“The Warrior’s Way” combines somewhat successfully the Western and Samurai movies.  Only Dong-gun Jang doesn’t play a Samurai — he plays a ninja.  After wiping out all but one of a rival clan (a baby girl), Jang has a change of heart and decides to let the girl live.  Of course, this makes his own clan, The Sad Flutes, very upset, and they now target Jang and the girl for termination.  Jang goes to the American West with the girl, where he encounters a small town populated by circus freaks, a sniper who swore to never pick up a gun again, a woman (Kate Bosworth) whose family was murdered by bandits, and assorted rubes and rednecks.

There are two sets of enemies that add tension and drama to “The Warrior’s Way”: the bandits, numbering about 50 to 100; and about 3 dozen Sad Flutes.  It should be one hell of a battle and one hell of a movie; and it sort of, kind of is, but it ultimately fails.  And here are the reasons why.

“The Warrior’s Way” is not a completely serious movie.  Rough guess…it’s 30% comedy.  Most of the comedy blends decently with the movie, but unless the writer and director are extremely talented at combining comedy with action, the results tend to be that the action parts lose their intensity, leading the audience to become less engaged in the story and characters.  And that’s what happened with me.

Another reason why this movie isn’t successful is that the ninja action and violence are too stylized and over the top to the point that they are cartoonish.   It looks nice, but it lacks substance.  Also, The Sad Flutes are supposed to be bad-ass assassins; but when they go up against the gun-toting bandits, they mostly come at them using a frontal attack.  Huh?  You have swords and the enemy have guns and you charge at them head on?  Oh, and The Sad Flutes never use shurikens (sharp objects thrown at the enemy).  This is just lazy screenwriting and bad direction.

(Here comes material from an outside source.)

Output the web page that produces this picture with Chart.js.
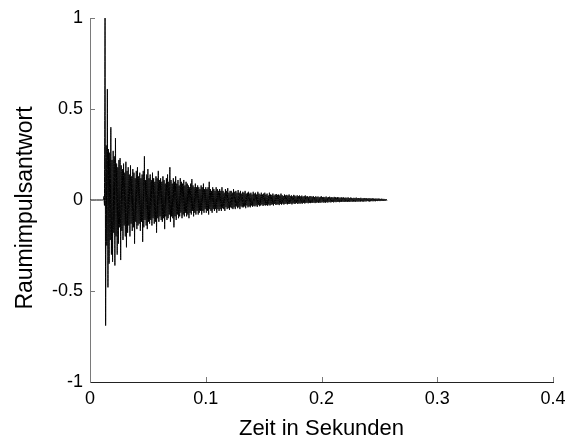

Want another reason why this movie isn’t that good?  Jang’s acting.  This is the first time I’ve seen Jang’s work, so I don’t know if he can act and he just downplayed his abilities to be a silent, brooding character, or if he really can’t act.  Whatever the case, his acting in “The Warrior’s Way” doesn’t help the movie.

And it doesn’t help that the leader of The Sad Flutes looks a lot like Cheech Marin.  I really did think it was him, wearing prosthetics to look Asian.

(Sigh) If this was done seriously, and the action was realistic, I think it would’ve been a hit.  But instead it’s a slightly entertaining movie that should be watched as a rental — or in my case, I watched it for free (thanks, Library!).

My most memorable, movie moment of “The Warrior’s Way” is the scene when Jang and Bosworth were sparring with short swords, and Bosworth had one of her swords against Jang’s neck, and she thought she won.  Jang tells her that it’s not over until the opponent’s heart stops beating, then shows her that he has one of his swords against her stomach.  Bosworth suddenly kisses Jang, which surprises the hell out of him, and then she asks him if that stopped his heart.   Even though I guessed she was going to say something like that, I was still very impressed with that scene.

Now, for those of you with cheaply made swords, nicknamed “wall hangers”:  that’s all they should do — hang on walls.  Why? Because the blade is most likely made of stainless steel, and stainless steel becomes brittle when it’s too long.  Also, cheap swords usually don’t have a full tang, meaning the blade doesn’t extend all the way into the handle; and therefore, if you start swinging your wall hanger around after seeing movies like “The Warrior’s Way,” there’s a chance the blade will fly out of the handle and stab one of your kids.